— Begin Data to process —

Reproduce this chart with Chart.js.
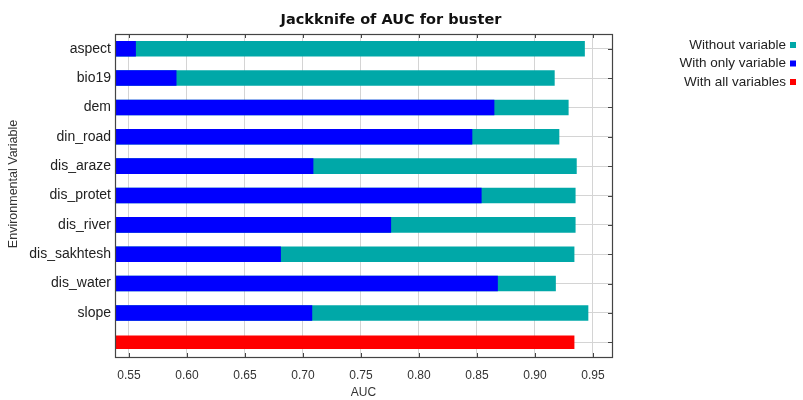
<!DOCTYPE html>
<html>
<head>
<meta charset="utf-8">
<script src="https://cdn.jsdelivr.net/npm/chart.js@4.4.0/dist/chart.umd.min.js"></script>
<style>
html,body{margin:0;padding:0;background:#fff;}
#wrap{width:803px;height:400px;position:relative;}
</style>
</head>
<body>
<div id="wrap"><canvas id="c"></canvas></div>
<script>
const chartTitle = 'Jackknife of AUC for buster';
const yTitle = 'Environmental Variable';
const categories = ['aspect','bio19','dem','din_road','dis_araze','dis_protet','dis_river','dis_sakhtesh','dis_water','slope',''];
const withoutVariable = [0.943,0.917,0.929,0.921,0.936,0.935,0.935,0.934,0.918,0.946,null];
const withOnlyVariable = [0.556,0.591,0.865,0.846,0.709,0.854,0.776,0.681,0.868,0.708,null];
const withAllVariables = [null,null,null,null,null,null,null,null,null,null,0.934];
const xTicks = [0.55,0.60,0.65,0.70,0.75,0.80,0.85,0.90,0.95];
const legendLabels = ['Without variable','With only variable','With all variables'];
const colors = {teal:'#00A8A8', blue:'#0000FF', red:'#FF0000'};

const FONT = "Arial, 'Liberation Sans', sans-serif";

const decor = {
  id: 'decor',
  afterDraw(chart) {
    const ctx = chart.ctx;
    const a = chart.chartArea;
    const xs = chart.scales.x, ys = chart.scales.y;
    ctx.save();
    // frame
    ctx.strokeStyle = '#444';
    ctx.lineWidth = 1.2;
    ctx.strokeRect(Math.round(a.left)+0.5, Math.round(a.top)+0.5, Math.round(a.right-a.left), Math.round(a.bottom-a.top));
    // tick marks
    ctx.beginPath();
    ctx.lineWidth = 1;
    xTicks.forEach(v => {
      const px = Math.round(xs.getPixelForValue(v)) + 0.5;
      ctx.moveTo(px, a.top); ctx.lineTo(px, a.top + 4);
      ctx.moveTo(px, a.bottom); ctx.lineTo(px, a.bottom - 4);
    });
    categories.forEach((c, i) => {
      const py = Math.round(ys.getPixelForValue(i)) + 0.5;
      ctx.moveTo(a.right, py); ctx.lineTo(a.right - 4, py);
    });
    ctx.stroke();
    // title
    ctx.fillStyle = '#111';
    ctx.font = "bold 14.5px 'DejaVu Sans', Verdana, sans-serif";
    ctx.textAlign = 'center';
    ctx.textBaseline = 'middle';
    ctx.fillText(chartTitle, 391, 20);
    // y axis title
    ctx.save();
    ctx.translate(14, 184);
    ctx.rotate(-Math.PI / 2);
    ctx.fillStyle = '#333';
    ctx.font = "12.5px " + FONT;
    ctx.fillText(yTitle, 0, 0);
    ctx.restore();
    // legend
    const legColors = [colors.teal, colors.blue, colors.red];
    ctx.font = "13.5px " + FONT;
    ctx.textAlign = 'right';
    legendLabels.forEach((t, i) => {
      const y = 45 + i * 18.5;
      ctx.fillStyle = '#222';
      ctx.fillText(t, 786, y);
      ctx.fillStyle = legColors[i];
      ctx.fillRect(790, y - 3, 6, 6);
    });
    ctx.restore();
  }
};

new Chart(document.getElementById('c'), {
  type: 'bar',
  data: {
    labels: categories,
    datasets: [
      {label: legendLabels[1], data: withOnlyVariable, backgroundColor: colors.blue, grouped: false, barPercentage: 0.53, categoryPercentage: 1},
      {label: legendLabels[0], data: withoutVariable, backgroundColor: colors.teal, grouped: false, barPercentage: 0.53, categoryPercentage: 1},
      {label: legendLabels[2], data: withAllVariables, backgroundColor: colors.red, grouped: false, barPercentage: 0.46, categoryPercentage: 1}
    ]
  },
  options: {
    indexAxis: 'y',
    responsive: true,
    maintainAspectRatio: false,
    animation: false,
    layout: {padding: {top: 34, right: 191, left: 0, bottom: 0}},
    plugins: {legend: {display: false}, title: {display: false}, tooltip: {enabled: false}},
    scales: {
      x: {
        type: 'linear',
        min: 0.538,
        max: 0.9664,
        afterBuildTicks: s => { s.ticks = xTicks.map(v => ({value: v})); },
        afterFit: s => { s.height = 43; },
        grid: {color: '#d4d4d4', drawTicks: false},
        border: {display: false},
        ticks: {padding: 11, color: '#333', font: {family: FONT, size: 12}, callback: v => Number(v).toFixed(2)},
        title: {display: true, text: 'AUC', color: '#333', font: {family: FONT, size: 12}, padding: {top: 2, bottom: 0}}
      },
      y: {
        type: 'category',
        offset: true,
        afterFit: s => { s.width = 115; },
        grid: {color: '#d4d4d4', drawTicks: false, offset: false},
        border: {display: false},
        ticks: {padding: 4, color: '#222', font: {family: FONT, size: 14}}
      }
    }
  },
  plugins: [decor]
});
</script>
</body>
</html>
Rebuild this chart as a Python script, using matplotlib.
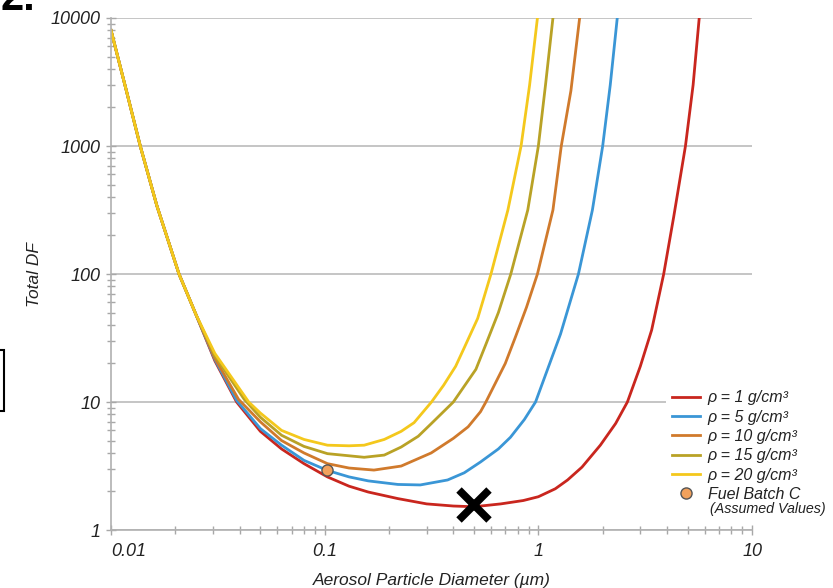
import matplotlib
matplotlib.use("Agg")
import matplotlib.pyplot as plt
from matplotlib.patches import Rectangle
from matplotlib.ticker import LogLocator

plt.rcParams['font.family'] = ['Liberation Sans', 'DejaVu Sans']

# curve data (diameter in um, total DF)
d_red = [0.01, 0.0118, 0.0137, 0.0164, 0.0208, 0.025, 0.0306, 0.0387, 0.05, 0.0628, 0.08, 0.103, 0.13, 0.16,
         0.22, 0.3, 0.4, 0.5, 0.667, 0.85, 1.0, 1.2, 1.37, 1.6, 1.95, 2.3, 2.61, 3.0, 3.39, 3.86, 4.3, 4.88,
         5.3, 5.66]
df_red = [8000, 2700, 1000, 340, 100, 48, 21, 10, 5.9, 4.3, 3.3, 2.6, 2.2, 1.98,
          1.76, 1.6, 1.54, 1.52, 1.6, 1.7, 1.82, 2.1, 2.46, 3.1, 4.6, 6.8, 10, 19, 36.5, 100, 280, 1000,
          3000, 10000]

d_blue = [0.01, 0.0118, 0.0137, 0.0164, 0.0208, 0.025, 0.0306, 0.0387, 0.05, 0.0628, 0.08, 0.103, 0.13, 0.16,
          0.22, 0.28, 0.376, 0.45, 0.536, 0.65, 0.74, 0.86, 0.97, 1.13, 1.27, 1.54, 1.79, 2.0, 2.17, 2.34]
df_blue = [8000, 2700, 1000, 340, 100, 48, 21.5, 10.3, 6.2, 4.6, 3.5, 2.92, 2.6, 2.42,
           2.27, 2.25, 2.46, 2.8, 3.4, 4.3, 5.3, 7.3, 10, 20, 34, 100, 316, 1000, 3000, 10000]

d_orange = [0.01, 0.0118, 0.0137, 0.0164, 0.0208, 0.025, 0.0306, 0.0395, 0.05, 0.0628, 0.08, 0.103, 0.13,
            0.17, 0.228, 0.315, 0.4, 0.469, 0.536, 0.568, 0.7, 0.78, 0.88, 0.99, 1.17, 1.28, 1.42, 1.56]
df_orange = [8000, 2700, 1000, 340, 100, 48, 22, 10.5, 7.0, 5.0, 4.0, 3.3, 3.05,
             2.94, 3.16, 4.0, 5.2, 6.4, 8.4, 10, 20, 32, 55, 100, 316, 1000, 2700, 10000]

d_olive = [0.01, 0.0118, 0.0137, 0.0164, 0.0208, 0.025, 0.0306, 0.042, 0.05, 0.0628, 0.08, 0.103, 0.153,
           0.19, 0.228, 0.274, 0.316, 0.4, 0.51, 0.567, 0.65, 0.743, 0.892, 1.0, 1.08, 1.17]
df_olive = [8000, 2700, 1000, 340, 100, 48, 23, 10.5, 7.6, 5.5, 4.5, 3.95, 3.7,
            3.85, 4.45, 5.4, 6.8, 10, 18, 28, 50, 100, 316, 1000, 3000, 10000]

d_yellow = [0.01, 0.0118, 0.0137, 0.0164, 0.0208, 0.025, 0.0306, 0.0441, 0.05, 0.0628, 0.08, 0.103, 0.13,
            0.153, 0.19, 0.228, 0.262, 0.316, 0.36, 0.41, 0.452, 0.52, 0.6, 0.72, 0.83, 0.91, 0.99]
df_yellow = [8000, 2700, 1000, 340, 100, 48, 24, 10, 8.2, 6.0, 5.1, 4.6, 4.55,
             4.6, 5.1, 5.9, 6.9, 10, 13.5, 19, 27, 45, 100, 316, 1000, 3000, 10000]

series = [
    (d_red, df_red, "ρ = 1 g/cm³", "#C9261E"),
    (d_blue, df_blue, "ρ = 5 g/cm³", "#3A96D6"),
    (d_orange, df_orange, "ρ = 10 g/cm³", "#D07A2C"),
    (d_olive, df_olive, "ρ = 15 g/cm³", "#B9A226"),
    (d_yellow, df_yellow, "ρ = 20 g/cm³", "#F4C81C"),
]

fuel_d = [0.103]
fuel_df = [2.94]
mark_d = [0.5]
mark_df = [1.58]

fig = plt.figure(figsize=(8.33, 5.88), dpi=100)
ax = fig.add_axes([0.1333, 0.0986, 0.7695, 0.8708])

for d, df, lab, col in series:
    ax.plot(d, df, color=col, lw=2, label=lab, solid_joinstyle='round')

ax.plot(fuel_d, fuel_df, 'o', ms=8, mfc='#F2A15C', mec='#555555', mew=1, ls='none',
        label="Fuel Batch C", zorder=5)
ax.plot(mark_d, mark_df, 'x', ms=22, mew=5.5, color='black', zorder=6)

ax.set_xscale('log')
ax.set_yscale('log')
ax.set_xlim(0.01, 10)
ax.set_ylim(1, 10000)

for s in ['top', 'right']:
    ax.spines[s].set_visible(False)
for s in ['left', 'bottom']:
    ax.spines[s].set_color('#b0b0b0')
    ax.spines[s].set_linewidth(1.2)

ax.yaxis.grid(True, which='major', color='#c0c0c0', lw=1.3)
ax.set_axisbelow(True)

ax.set_xticks([0.01, 0.1, 1, 10])
ax.set_xticklabels(['0.01', '0.1', '1', '10'])
ax.set_yticks([1, 10, 100, 1000, 10000])
ax.set_yticklabels(['1', '10', '100', '1000', '10000'])
ax.xaxis.set_minor_locator(LogLocator(base=10, subs=range(2, 10)))
ax.yaxis.set_minor_locator(LogLocator(base=10, subs=range(2, 10)))
ax.tick_params(which='both', direction='inout', color='#a8a8a8', width=1)
ax.tick_params(which='major', length=7)
ax.tick_params(which='minor', length=6)
ax.tick_params(axis='x', which='major', pad=6)
ax.tick_params(axis='y', which='major', pad=4)
for t in ax.get_xticklabels() + ax.get_yticklabels():
    t.set_fontstyle('italic')
    t.set_fontsize(13)
    t.set_color('#222222')
ax.get_xticklabels()[0].set_horizontalalignment('left')

ax.set_xlabel("Aerosol Particle Diameter (µm)", fontsize=12.5, style='italic', color='#222222', labelpad=9)
ax.set_ylabel("Total DF", fontsize=12.5, style='italic', color='#222222', labelpad=6)

leg = fig.legend(loc='upper left', bbox_to_anchor=(0.7894, 0.3605), frameon=True, fancybox=False,
                 facecolor='white', edgecolor='none', framealpha=1,
                 handlelength=1.75, handletextpad=0.5, labelspacing=0.27,
                 prop={'style': 'italic', 'size': 11.5})
for t in leg.get_texts():
    t.set_color('#222222')
fig.text(0.852, 1 - 509 / 588, "(Assumed Values)", fontsize=10.3, style='italic', color='#222222',
         va='center', zorder=10)

# cropped fragments around the edges of the original picture
fig.text(0.0, 1 - 10 / 588, "2.", fontsize=30, weight='bold', va='baseline', ha='left')
fig.patches.append(Rectangle((-0.05, 1 - 411 / 588), 0.05 + 4 / 833, 61 / 588, transform=fig.transFigure,
                             fill=False, ec='black', lw=1.5))

fig.savefig("out.png", dpi=100)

— End Data to process —

▸ **What to produce**: Pick out the part that begins with the line containing "Rebuild this chart" and finishes with the line containing "45, 100, 316, 1000, 3000, 10000]", both included. Restate it exactly, without images.

▸ **Answer**:
Rebuild this chart as a Python script, using matplotlib.
import matplotlib
matplotlib.use("Agg")
import matplotlib.pyplot as plt
from matplotlib.patches import Rectangle
from matplotlib.ticker import LogLocator

plt.rcParams['font.family'] = ['Liberation Sans', 'DejaVu Sans']

# curve data (diameter in um, total DF)
d_red = [0.01, 0.0118, 0.0137, 0.0164, 0.0208, 0.025, 0.0306, 0.0387, 0.05, 0.0628, 0.08, 0.103, 0.13, 0.16,
         0.22, 0.3, 0.4, 0.5, 0.667, 0.85, 1.0, 1.2, 1.37, 1.6, 1.95, 2.3, 2.61, 3.0, 3.39, 3.86, 4.3, 4.88,
         5.3, 5.66]
df_red = [8000, 2700, 1000, 340, 100, 48, 21, 10, 5.9, 4.3, 3.3, 2.6, 2.2, 1.98,
          1.76, 1.6, 1.54, 1.52, 1.6, 1.7, 1.82, 2.1, 2.46, 3.1, 4.6, 6.8, 10, 19, 36.5, 100, 280, 1000,
          3000, 10000]

d_blue = [0.01, 0.0118, 0.0137, 0.0164, 0.0208, 0.025, 0.0306, 0.0387, 0.05, 0.0628, 0.08, 0.103, 0.13, 0.16,
          0.22, 0.28, 0.376, 0.45, 0.536, 0.65, 0.74, 0.86, 0.97, 1.13, 1.27, 1.54, 1.79, 2.0, 2.17, 2.34]
df_blue = [8000, 2700, 1000, 340, 100, 48, 21.5, 10.3, 6.2, 4.6, 3.5, 2.92, 2.6, 2.42,
           2.27, 2.25, 2.46, 2.8, 3.4, 4.3, 5.3, 7.3, 10, 20, 34, 100, 316, 1000, 3000, 10000]

d_orange = [0.01, 0.0118, 0.0137, 0.0164, 0.0208, 0.025, 0.0306, 0.0395, 0.05, 0.0628, 0.08, 0.103, 0.13,
            0.17, 0.228, 0.315, 0.4, 0.469, 0.536, 0.568, 0.7, 0.78, 0.88, 0.99, 1.17, 1.28, 1.42, 1.56]
df_orange = [8000, 2700, 1000, 340, 100, 48, 22, 10.5, 7.0, 5.0, 4.0, 3.3, 3.05,
             2.94, 3.16, 4.0, 5.2, 6.4, 8.4, 10, 20, 32, 55, 100, 316, 1000, 2700, 10000]

d_olive = [0.01, 0.0118, 0.0137, 0.0164, 0.0208, 0.025, 0.0306, 0.042, 0.05, 0.0628, 0.08, 0.103, 0.153,
           0.19, 0.228, 0.274, 0.316, 0.4, 0.51, 0.567, 0.65, 0.743, 0.892, 1.0, 1.08, 1.17]
df_olive = [8000, 2700, 1000, 340, 100, 48, 23, 10.5, 7.6, 5.5, 4.5, 3.95, 3.7,
            3.85, 4.45, 5.4, 6.8, 10, 18, 28, 50, 100, 316, 1000, 3000, 10000]

d_yellow = [0.01, 0.0118, 0.0137, 0.0164, 0.0208, 0.025, 0.0306, 0.0441, 0.05, 0.0628, 0.08, 0.103, 0.13,
            0.153, 0.19, 0.228, 0.262, 0.316, 0.36, 0.41, 0.452, 0.52, 0.6, 0.72, 0.83, 0.91, 0.99]
df_yellow = [8000, 2700, 1000, 340, 100, 48, 24, 10, 8.2, 6.0, 5.1, 4.6, 4.55,
             4.6, 5.1, 5.9, 6.9, 10, 13.5, 19, 27, 45, 100, 316, 1000, 3000, 10000]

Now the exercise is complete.